Los asistentes a Vista Alegre celebran la conquista de la Eurocopa.

Los asistentes a Vista Alegre celebran la conquista de la Eurocopa. / VÍCTOR CASTRO

No fueron muchos, pero significativos. Entre las permutas se alineó a Nacho Fernández para dar consistencia y empaque a la defensa y a un Mikel Oyarzabal que más tarde acabaría siendo trascendente. No sabía el futbolista de la Real Sociedad que la noche del 14 de julio de 2024 pasaría a tener su nombre inscrito para los restos. Relevó a Morata y algún comentario incrédulo rondó el Palacio de Deportes. No se confiaba enteramente en el eibarrés, pero más tarde sería clave. Desde las botas de otro futbolista hecho a sí mismo en el campeonato se originó un tanto para la posteridad, precisamente, con una jugada a la que Cucurella hizo de precursor para acabar asistiendo al ariete con un centro raso y medido.

Metió la bota con el alma el «21» rojo y amarillo, ganando la carrera a su par y desatando una vez más la euforia en Vista Alegre, entonces más alocada, más desmedida, el título se acercaba.
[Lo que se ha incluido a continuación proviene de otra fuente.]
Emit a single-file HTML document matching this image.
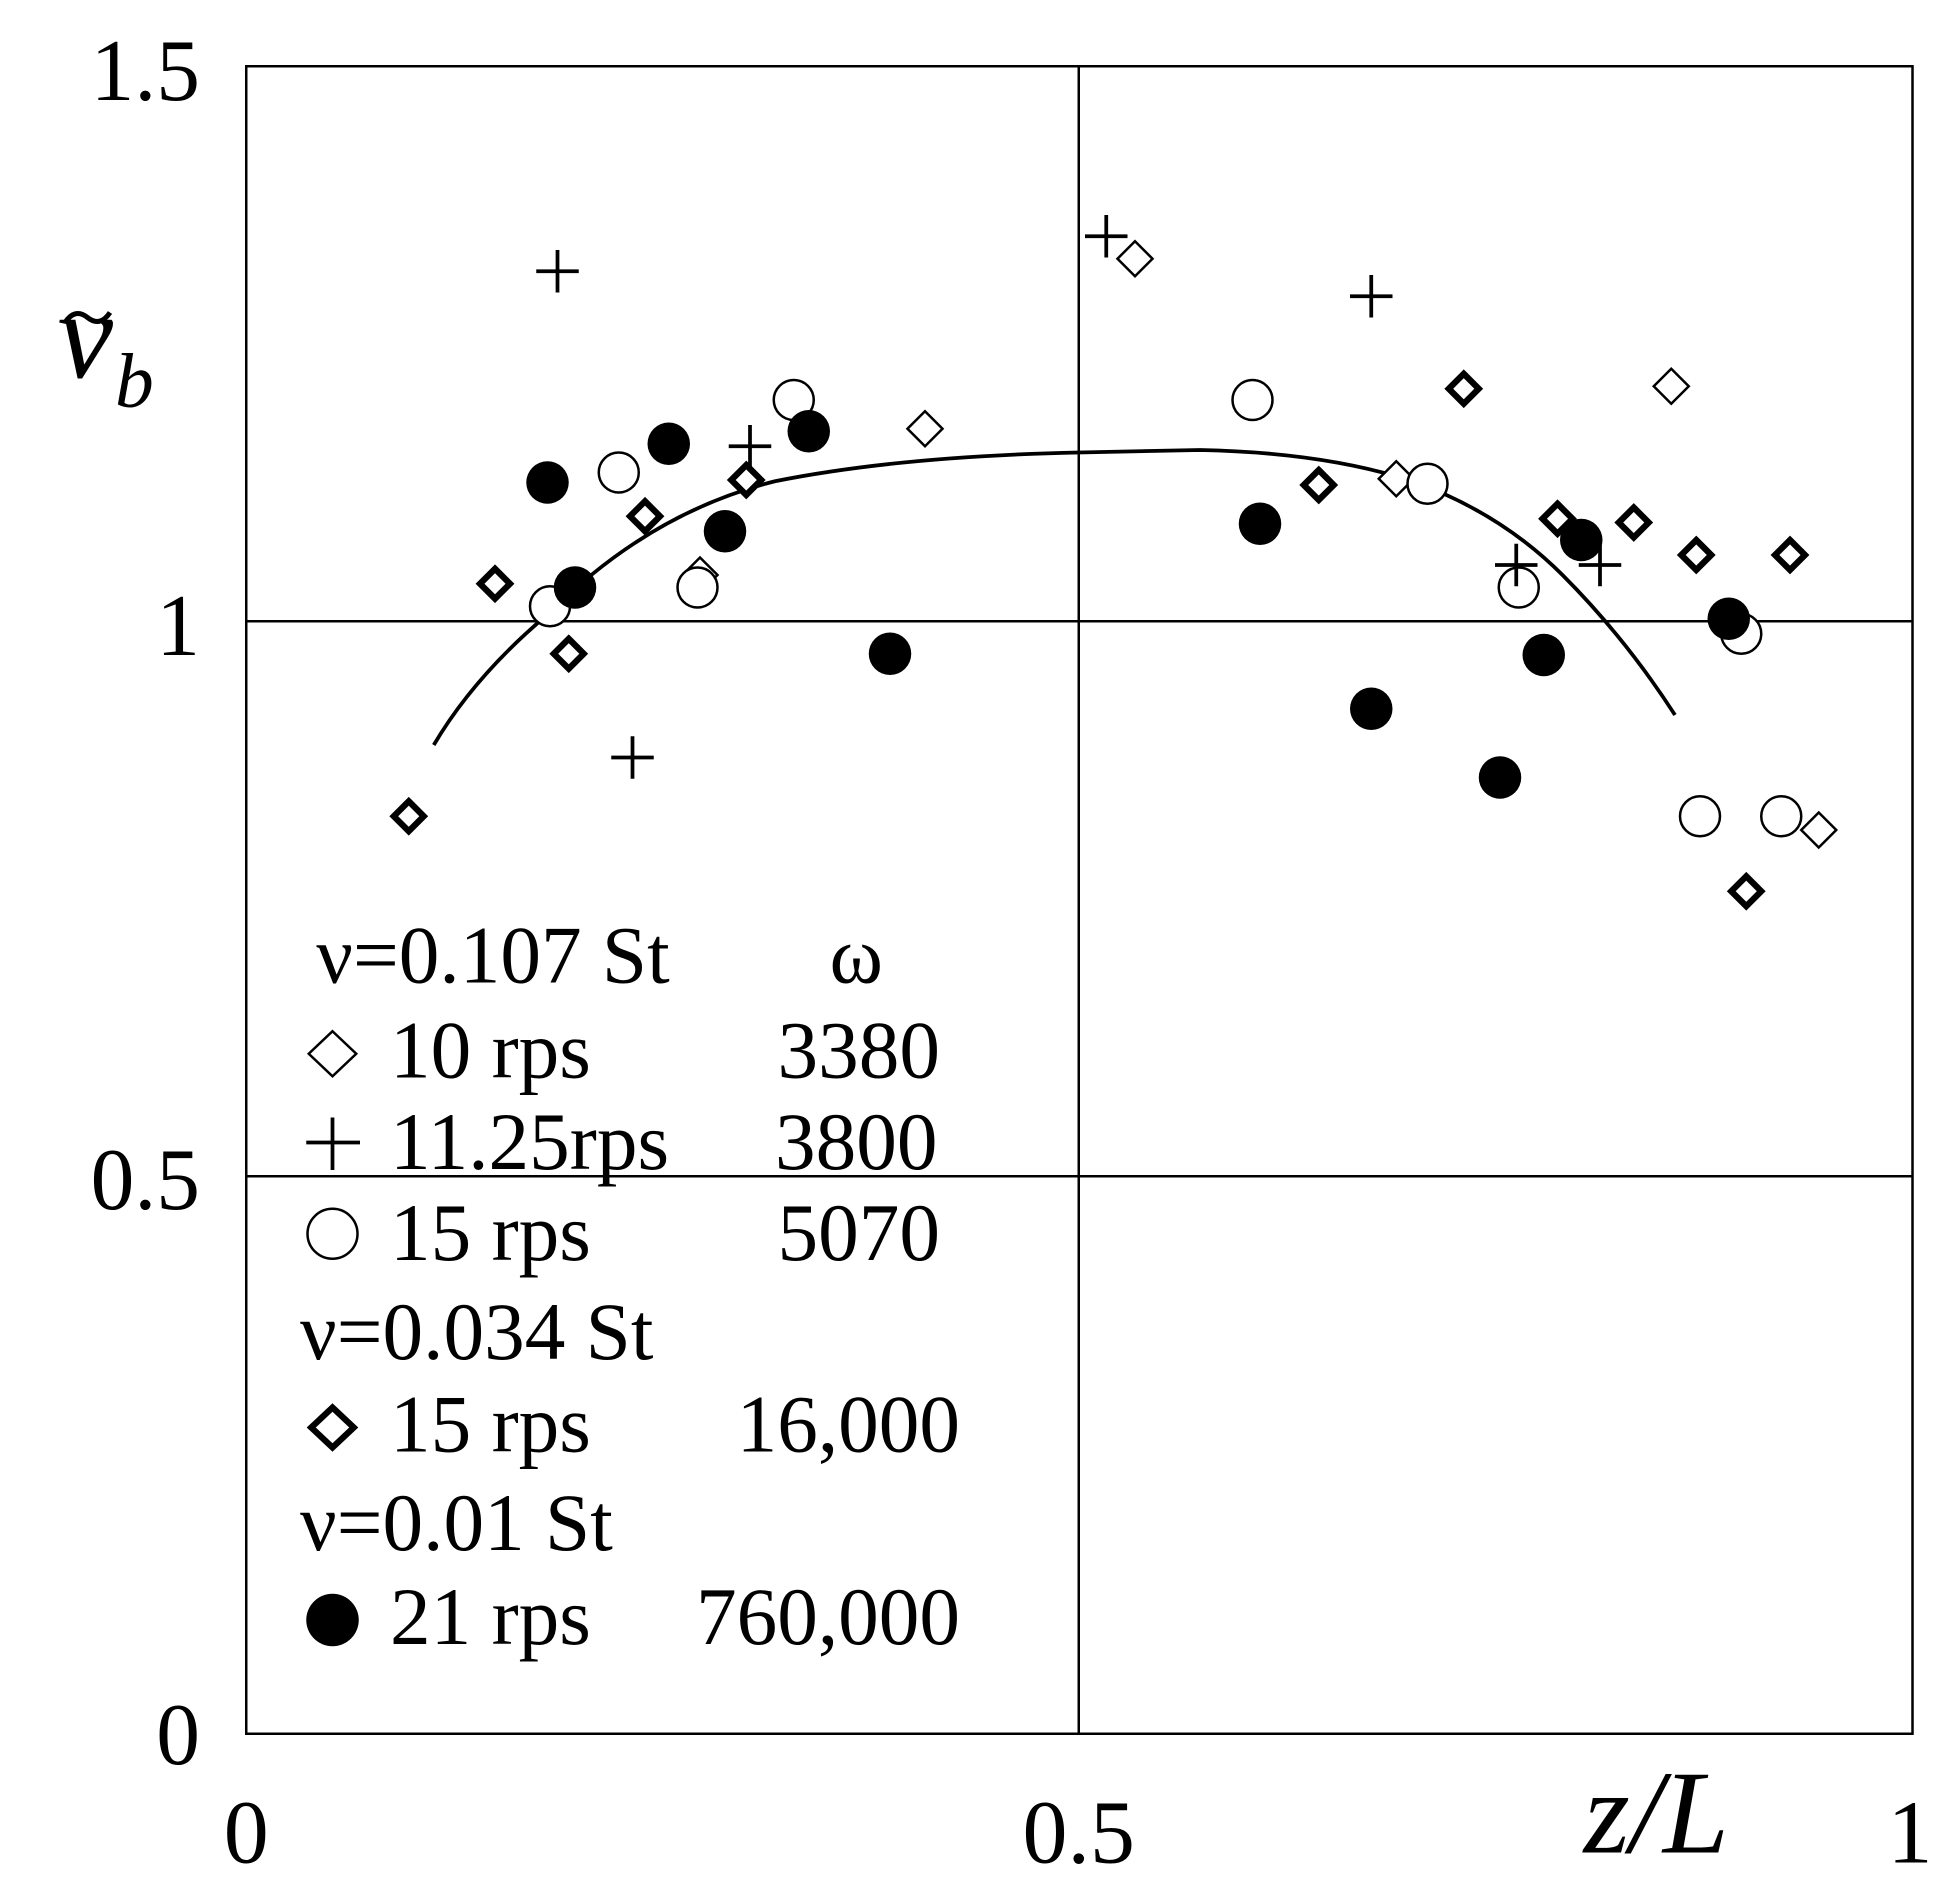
<!DOCTYPE html>
<html><head><style>html,body{margin:0;padding:0;background:#fff}svg{display:block}</style></head>
<body>
<svg width="1950" height="1903" viewBox="0 0 1560 1522.4" preserveAspectRatio="none" xmlns="http://www.w3.org/2000/svg" font-family="Liberation Serif, serif">
<rect x="197" y="53" width="1333" height="1334" fill="none" stroke="#000" stroke-width="2"/>
<line x1="863" y1="53" x2="863" y2="1387" stroke="#000" stroke-width="2"/>
<line x1="197" y1="497" x2="1530" y2="497" stroke="#000" stroke-width="2"/>
<line x1="197" y1="941" x2="1530" y2="941" stroke="#000" stroke-width="2"/>
<g font-size="70" text-anchor="end">
<text x="160" y="80">1.5</text><text x="160" y="524">1</text><text x="160" y="967">0.5</text><text x="160" y="1411">0</text>
</g>
<g font-size="72" text-anchor="middle">
<text x="197" y="1490">0</text><text x="863" y="1490">0.5</text><text x="1528" y="1490">1</text>
</g>
<text x="1325" y="1482" font-size="95" font-style="italic" text-anchor="middle">z/L</text>
<text x="46" y="302" font-size="100" font-style="italic">v</text>
<path d="M52,258 Q60,246 70,254 Q80,262 88,250" fill="none" stroke="#000" stroke-width="4"/>
<text x="92" y="325" font-size="62" font-style="italic">b</text>
<path d="M347,596 Q380,540 440,490 Q520,410 620,385 Q720,365 863,362 L960,360 Q1060,362 1130,385 Q1200,410 1250,460 Q1300,510 1340,572" fill="none" stroke="#000" stroke-width="3"/>
<defs>
<g id="od"><path d="M0,-14 L14,0 L0,14 L-14,0Z" fill="#fff" stroke="#000" stroke-width="2"/></g>
<g id="bd"><path d="M0,-12 L12,0 L0,12 L-12,0Z" fill="#fff" stroke="#000" stroke-width="5"/></g>
<g id="pl"><path d="M-17,0 H17 M0,-17 V17" stroke="#000" stroke-width="3"/></g>
<g id="oc"><circle r="16" fill="#fff" stroke="#000" stroke-width="2"/></g>
<g id="fc"><circle r="17" fill="#000"/></g>
</defs>
<use href="#od" x="560" y="460"/><use href="#od" x="740" y="343"/><use href="#od" x="908" y="207"/><use href="#od" x="1117" y="383"/><use href="#od" x="1337" y="309"/><use href="#od" x="1455" y="664"/>
<use href="#oc" x="440" y="485"/><use href="#oc" x="495" y="378"/><use href="#oc" x="558" y="470"/><use href="#oc" x="635" y="320"/><use href="#oc" x="1002" y="320"/><use href="#oc" x="1142" y="387"/><use href="#oc" x="1215" y="470"/><use href="#oc" x="1393" y="507"/><use href="#oc" x="1360" y="653"/><use href="#oc" x="1425" y="653"/>
<use href="#pl" x="446" y="217"/><use href="#pl" x="506" y="606"/><use href="#pl" x="600" y="357"/><use href="#pl" x="885" y="189"/><use href="#pl" x="1097" y="237"/><use href="#pl" x="1213" y="452"/><use href="#pl" x="1280" y="452"/>
<use href="#bd" x="327" y="653"/><use href="#bd" x="396" y="467"/><use href="#bd" x="455" y="523"/><use href="#bd" x="516" y="413"/><use href="#bd" x="597" y="384"/><use href="#bd" x="1055" y="388"/><use href="#bd" x="1171" y="311"/><use href="#bd" x="1246" y="415"/><use href="#bd" x="1307" y="418"/><use href="#bd" x="1357" y="444"/><use href="#bd" x="1432" y="444"/><use href="#bd" x="1397" y="713"/>
<use href="#fc" x="438" y="386"/><use href="#fc" x="460" y="470"/><use href="#fc" x="535" y="355"/><use href="#fc" x="580" y="425"/><use href="#fc" x="647" y="345"/><use href="#fc" x="712" y="523"/><use href="#fc" x="1008" y="419"/><use href="#fc" x="1097" y="567"/><use href="#fc" x="1200" y="622"/><use href="#fc" x="1235" y="524"/><use href="#fc" x="1265" y="432"/><use href="#fc" x="1383" y="495"/>
<g font-size="65">
<text x="253" y="786">ν=0.107 St</text><text x="685" y="786" text-anchor="middle">ω</text>
<text x="312" y="862">10 rps</text><text x="752" y="862" text-anchor="end">3380</text>
<text x="312" y="935">11.25rps</text><text x="750" y="935" text-anchor="end">3800</text>
<text x="312" y="1008">15 rps</text><text x="752" y="1008" text-anchor="end">5070</text>
<text x="240" y="1087">ν=0.034 St</text>
<text x="312" y="1161">15 rps</text><text x="768" y="1161" text-anchor="end">16,000</text>
<text x="240" y="1240">ν=0.01 St</text>
<text x="312" y="1315">21 rps</text><text x="768" y="1315" text-anchor="end">760,000</text>
</g>
<path d="M266,825 L285,843 L266,861 L247,843Z" fill="#fff" stroke="#000" stroke-width="2"/>
<path d="M245,914 H288 M266,894 V936" stroke="#000" stroke-width="3"/>
<circle cx="266" cy="987" r="20" fill="#fff" stroke="#000" stroke-width="2"/>
<path d="M266,1126 L283,1142 L266,1158 L249,1142Z" fill="#fff" stroke="#000" stroke-width="5"/>
<circle cx="266" cy="1296" r="21" fill="#000"/>
</svg>
</body></html>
El descuento pasó como un suplido, se escapó entre interrupciones. El pitido final también dio rienda suelta a una avalancha de suspiros. Todo había terminado. España había ganado. Hubo espacio incluso para un amago de segundo en el que nadie celebraba, la gente titubeaba, había cierta incredulidad. Quedó como un espejismo. El primero en saltar se llevó consigo al resto, que se unieron por enésima vez al grito de «¡Yo soy español, español, español!» sin cesar en su empeño hasta ver a Morata levantando la cuarta Eurocopa de la selección, que vibró e hizo vibrar a partes iguales este domingo.